The F Sport trim level comes with outstanding seats that support the body really well and are also able to keep you relaxed for extended periods of time. Truthfully, they are among the best seats I’ve sat in this year. Both the driver and passenger have a snug fit to the car, with the dashboard and door panels surrounding them in a very cozy and secure fashion. Roominess is good but not to ample to ruin the sporty snug feeling. Despite sharing the wheelbase with the Rav4, passengers sitting in the back seats of the NX will find it a bit tighter thanks to the thicker front seats and more intrusive door panels. Headroom is adequate and so is the legroom at the height of the knees, but at the lower “shin” level it is a bit tight, especially if you have big feet like mine. The trunk is an ample 500 L but the angular rear window and high floor kind of compromise practicality. There are hidden compartments below the floor mat, so smaller things can be stored and secured in place. Folding the rear seats helps create a larger loading area that is always handy in a crossover.


Being able to attract a younger audience is one thing. Holding on to them after the test drive is another and as such, the driving enjoyment experience becomes very important in this Lexus. It is no secret that the rest of the firm’s vehicles (minus the IS, RC and LFA) are not the most interesting cars to drive, but that is not a problem since the target audience simply doesn’t care. The NX however, had to be able to satisfy the more active and energetic lifestyle of the new breed of buyers the firm is looking for. In that sense, the NX actually delivers quite well.

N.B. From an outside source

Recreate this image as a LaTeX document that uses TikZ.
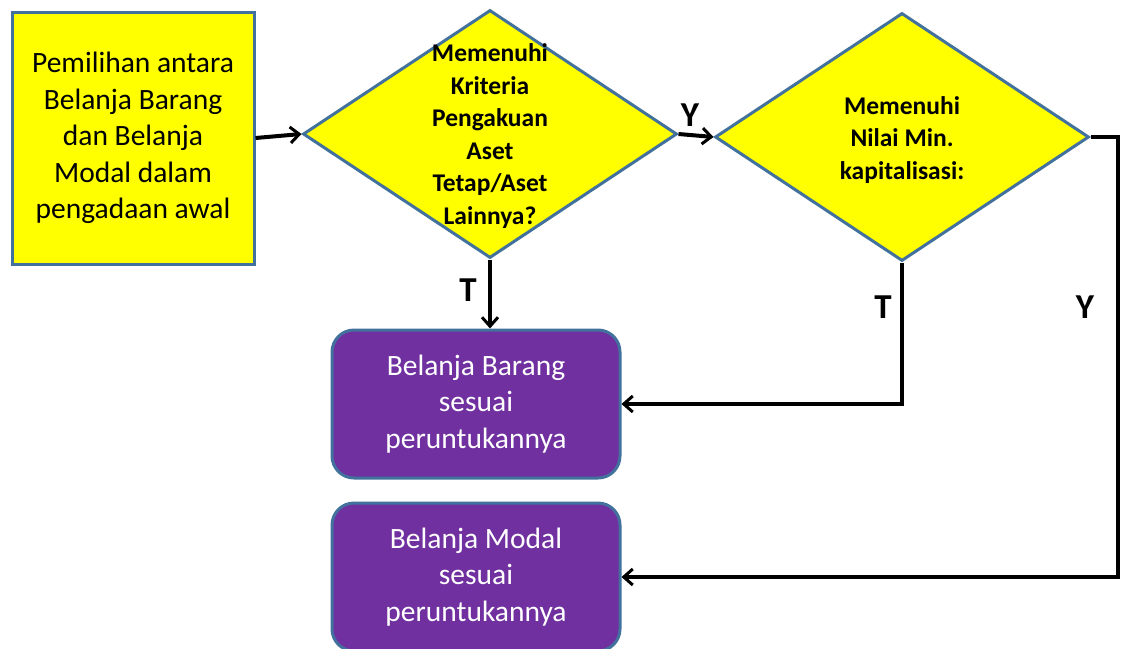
\documentclass[tikz,border=0pt]{standalone}
\usepackage{fontspec}
\setmainfont{Carlito}
\usetikzlibrary{shapes.geometric,arrows.meta}
\definecolor{bord}{HTML}{41719C}
\definecolor{ylw}{HTML}{FFFF00}
\definecolor{purp}{HTML}{7030A0}
\tikzset{
  startbox/.style={draw=bord, line width=3pt, fill=ylw, rectangle, minimum width=242pt, minimum height=252pt, inner sep=0pt, align=center, font=\fontsize{29.5}{36.6}\selectfont},
  dia/.style={draw=bord, line width=3pt, fill=ylw, diamond, minimum width=374pt, minimum height=248pt, inner sep=0pt},
  diatext/.style={align=center, font=\bfseries\fontsize{25.5}{32.5}\selectfont, inner sep=0pt},
  endbox/.style={draw=bord, line width=3pt, fill=purp, rectangle, rounded corners=22pt, minimum width=288pt, minimum height=148pt, inner sep=0pt, align=center, text=white, font=\fontsize{29.5}{36.6}\selectfont},
  conn/.style={line width=4pt, draw=black, line join=miter, -{Straight Barb[length=9pt,width=16pt,line width=3pt]}},
  lbl/.style={font=\bfseries\fontsize{35}{40}\selectfont, inner sep=0pt}
}
\begin{document}
\begin{tikzpicture}[x=1pt,y=-1pt]
\useasboundingbox (0,0) rectangle (1121,648);
\node[startbox] (b1) at (133,138) {Pemilihan antara\\Belanja Barang\\dan Belanja\\Modal dalam\\pengadaan awal};
\node[dia] (d1) at (490,134) {};
\node[diatext] (d1t) at (490,136) {Memenuhi\\Kriteria\\Pengakuan\\Aset\\Tetap/Aset\\Lainnya?};
\node[dia] (d2) at (902,137) {};
\node[diatext] (d2t) at (902,140) {Memenuhi\\Nilai Min.\\kapitalisasi:};
\node[endbox] (e1) at (476,404) {Belanja Barang\\sesuai\\peruntukannya};
\node[endbox] (e2) at (476,577) {Belanja Modal\\sesuai\\peruntukannya};
\coordinate (c2) at (1118,137);
\draw[conn] (b1.east) -- (d1.west);
\draw[conn] (d1.east) -- (d2.west);
\draw[conn] (d1.south) -- (d1.south |- e1.north);
\draw[conn] (d2.south) |- (e1.east);
\draw[conn] (d2.east) -- (c2) |- (e2.east);
\node[lbl] (ly1) at (690,115) {Y};
\node[lbl] (lt1) at (468,290) {T};
\node[lbl] (lt2) at (883,307) {T};
\node[lbl] (ly2) at (1085,307) {Y};
\end{tikzpicture}
\end{document}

Road comfort is what you’d expect from a crossover that likes to think of itself as upmarket. It is soft enough to soak up the majority of road imperfections and at the same time it remains composed and quiet. The interior is well put together, so there is no unwanted soundtrack when the suspension is hard at work. On the highway, there is a little wind noise but nothing the sound system won’t cover. Being soft does have an impact on handling; not quite that much in terms of true ability, but surely in terms of feel. The NX can corner with just reasonable body roll, pointing its nose quite precisely at entry. The body is controlled with safety in mind, so it is not very playful, while during our tests we recorded 0.77g side acceleration which is not bad at all for a crossover on winter tires. If the steering was a bit heavier and quicker, perhaps the overall feeling would’ve been much better, but as is, this crossover is definitely tuned for comfort. The tricky part is the visual experience while behind the wheel. The sporty dash and snug seating position create a tiny false impression of increased involvement levels, so walking away you’d actually be happy about the dynamic character the NX showcases.


In a straight line, the 2.0L 4-cylinder engine is… wait for it… turbo charged and outputs 235HP and 258 lb-ft of torque. This translates in hitting 100km/h in just 7.2 seconds, taking full advantage of the quick 6-Speed automatic gearbox. Performance is generally good, once you put your foot down, but otherwise, the green “ECO” sign will be on and throttle response will be… off. The cool thing about this engine is that when under light load, it can switch to the Atkinson Cycle, improving fuel economy even further than just killing the throttle response. The result is not groundbreaking, but at 12L/100km on a combined cycle, it is not bad for the power it packs when needed. The brake pedal was strong and linear without much lifeless travel to it. The brakes resisted fade well and from 100km/h brought the vehicle to a complete stop in 45m, while on winter tires.

All in all, the NX200t is a very worthy contender in the segment of compact premium crossovers. Its uncompromising styling, modern technology, high levels of refinement and great comfort levels will definitely attract a huge amount of buyers.



Infotainment Control


Not very exciting to drive

The Bird Says

Great first effort. The RX hates it already.